Modern martyrs have a precedent in the early persecution. In studying the ancient church, one feels greatly impacted by their singular devotion to Jesus Christ and how that led them stand against their culture at almost every turn. This aspect of the early church jumped out at me on almost every page of ancient church history books and challenges me as I reflect on it. It causes me to wonder how influenced by my culture am I and how dedicated am I to Christ? Would I be willing to face that level of ridicule and sacrifice? Would I be willing to be hated so intensely; to be an outlaw for no good reason? The earliest Christians in general gave up so much it is hard for me to fathom; would I do the same? For the most part, I can answer in the negative, as I see how much I enjoy being a blessed American and how much I put above Christ. I see how so many things fight for my affection towards Christ and realize that I have been influenced by my culture in ways incalculable.

Nonetheless, one atheistic friend of mine wrote this about why people “join religion”:

some of the biggest motivating factors for people becoming involved in either a church or a gang.
1. People want answers.
2. People want easier lives.
3. People want somewhere to turn when they have problems.
4. People look for these things where they’ve been taught to look for them.
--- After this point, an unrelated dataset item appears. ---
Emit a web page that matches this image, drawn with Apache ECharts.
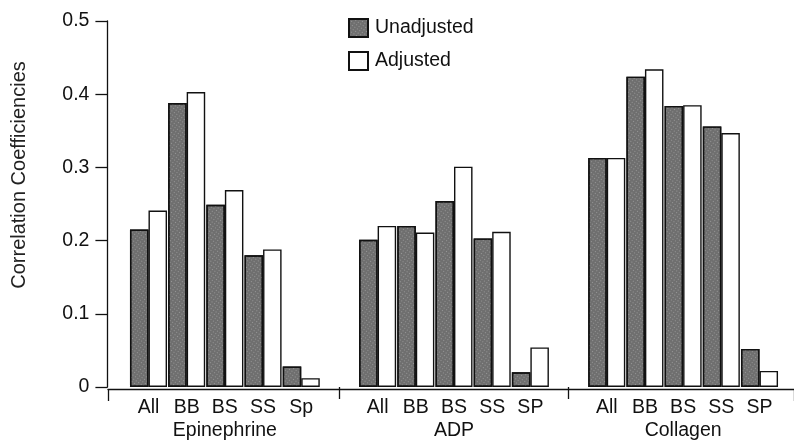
<!DOCTYPE html>
<html>
<head>
<meta charset="utf-8">
<script src="https://cdn.jsdelivr.net/npm/echarts@6/dist/echarts.min.js"></script>
<style>
  html, body { margin: 0; padding: 0; background: #fff; }
  #main { width: 794px; height: 441px; }
</style>
</head>
<body>
<div id="main"></div>
<script>
// groups and sub-categories
var groups = ['Epinephrine', 'ADP', 'Collagen'];
var subLabels = [
  ['All', 'BB', 'BS', 'SS', 'Sp'],
  ['All', 'BB', 'BS', 'SS', 'SP'],
  ['All', 'BB', 'BS', 'SS', 'SP']
];
// correlation coefficients
var unadjusted = [
  [0.215, 0.388, 0.249, 0.180, 0.028],
  [0.201, 0.220, 0.254, 0.203, 0.020],
  [0.313, 0.424, 0.384, 0.356, 0.052]
];
var adjusted = [
  [0.241, 0.403, 0.269, 0.188, 0.012],
  [0.220, 0.211, 0.301, 0.212, 0.054],
  [0.313, 0.434, 0.385, 0.347, 0.022]
];
var yTicks = [0, 0.1, 0.2, 0.3, 0.4, 0.5];

// flatten with an empty spacer slot between groups
var cats = [], groupCats = [], unadjData = [], adjData = [], spacerIdx = [];
for (var g = 0; g < groups.length; g++) {
  if (g > 0) {
    spacerIdx.push(cats.length);
    cats.push(''); groupCats.push(''); unadjData.push('-'); adjData.push('-');
  }
  for (var i = 0; i < subLabels[g].length; i++) {
    cats.push(subLabels[g][i]);
    groupCats.push(i === 2 ? groups[g] : '');
    unadjData.push(unadjusted[g][i]);
    adjData.push(adjusted[g][i]);
  }
}

var font = 'Liberation Sans, Arial, sans-serif';
var fs = 19.5;
var myChart = echarts.init(document.getElementById('main'));

var option = {
  backgroundColor: '#fff',
  animation: false,
  textStyle: { fontFamily: font, color: '#000' },
  legend: {
    orient: 'vertical',
    left: 343,
    top: 13,
    itemWidth: 19,
    itemHeight: 18,
    itemGap: 13,
    icon: 'rect',
    textStyle: { fontSize: fs, color: '#111', fontFamily: font, padding: [0, 0, 0, 2] },
    data: ['Unadjusted', 'Adjusted']
  },
  grid: [
    // full-width grid only for the long x axis line
    { left: 108, right: -2, top: 21, bottom: 52 },
    // grid holding the bars
    { left: 129.4, right: 15.4, top: 21, bottom: 52 }
  ],
  xAxis: [
    {
      gridIndex: 0, type: 'value', min: 0, max: 1, interval: 1,
      axisLine: { show: true, lineStyle: { color: '#111', width: 1.3 } },
      axisTick: { show: true, length: 12, lineStyle: { color: '#111', width: 1.3 } },
      axisLabel: { show: false },
      splitLine: { show: false }
    },
    {
      gridIndex: 1, type: 'category', data: cats,
      axisLine: { show: false },
      axisTick: {
        show: true, alignWithLabel: true, length: 12,
        interval: function (idx) { return spacerIdx.indexOf(idx) >= 0; },
        lineStyle: { color: '#111', width: 1.3 }
      },
      axisLabel: { interval: 0, fontSize: fs, color: '#111', margin: 11, fontFamily: font }
    },
    {
      gridIndex: 1, type: 'category', data: groupCats, position: 'bottom', offset: 23,
      axisLine: { show: false }, axisTick: { show: false },
      axisLabel: { interval: 0, fontSize: fs, color: '#111', margin: 11, fontFamily: font }
    }
  ],
  yAxis: [
    { gridIndex: 0, type: 'value', min: 0, max: 1, show: false },
    {
      gridIndex: 1, type: 'value', min: 0, max: 0.5, interval: 0.1, offset: 22,
      name: 'Correlation Coefficiencies',
      nameLocation: 'middle',
      nameRotate: 90,
      nameGap: 78,
      nameTextStyle: { fontSize: 20, color: '#222', fontFamily: font, padding: [0, 0, 0, 58] },
      axisLine: { show: true, lineStyle: { color: '#111', width: 1.3 } },
      axisTick: { show: true, length: 12, lineStyle: { color: '#111', width: 1.3 } },
      axisLabel: {
        fontSize: fs, color: '#111', margin: 18, fontFamily: font,
        formatter: function (v) { return v === 0 ? '0' : v.toFixed(1); }
      },
      splitLine: { show: false }
    }
  ],
  series: [
    {
      name: 'Unadjusted', type: 'bar', xAxisIndex: 1, yAxisIndex: 1,
      data: unadjData, barGap: '0%', barCategoryGap: '3%',
      itemStyle: {
        color: '#6f6f6f', borderColor: '#111', borderWidth: 1.4,
        decal: {
          symbol: 'rect', symbolSize: 1, color: 'rgba(255,255,255,0.28)',
          dashArrayX: [1, 2], dashArrayY: [1, 2], rotation: 0.6
        }
      }
    },
    {
      name: 'Adjusted', type: 'bar', xAxisIndex: 1, yAxisIndex: 1,
      data: adjData, barGap: '0%', barCategoryGap: '3%',
      itemStyle: { color: '#fff', borderColor: '#111', borderWidth: 1.4 }
    }
  ]
};
myChart.setOption(option);
</script>
</body>
</html>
As far as the 2nd issue (PEOPLE WANT EASIER LIVES) … I guess you could say this may be true only in America as of the past few hundred years or perhaps during the Medieval Era in Europe. Other than that, it’s very difficult to ascertain what he means taken in a broader historical context. In China, if you become a Christian who is not part of a government sanctioned church, you risk long-term imprisonment. It is no secret how the Chinese government views Christians in their country. In a variety of Islamic Republics, if you “switch” from Islam to Christianity, you are either A) killed immediately or B) put on trial and killed, unless you can get off by way of insanity.

You may say, “I don’t mean only Christianity but rather religion in general” … even if this is true, you still have to explain many of the Communist regimes (both past and present) which deemed all Theism as illegal and would persecute any non-atheistic belief … in these environments many individuals still come to faith and suffer for it. Even in America, the whole “easier life” charge only makes sense if one is to embrace the Health and Wealth Prosperity “gospel” portrayed on TV and the like. Biblical Christianity teaches that “If anyone would come after me [Jesus], he must deny himself and take up his cross daily and follow me.” (Luke 9:23).

Christianity is viewed as subversive by most governments worldwide ever since its inception. So the question is, how does becoming an enemy of the state (converting to Christianity) make one’s life easier? My main point is that in most social settings becoming a Christian makes one’s life more difficult. Honestly, if we look outside of the U.S., this really isn’t a debatable point.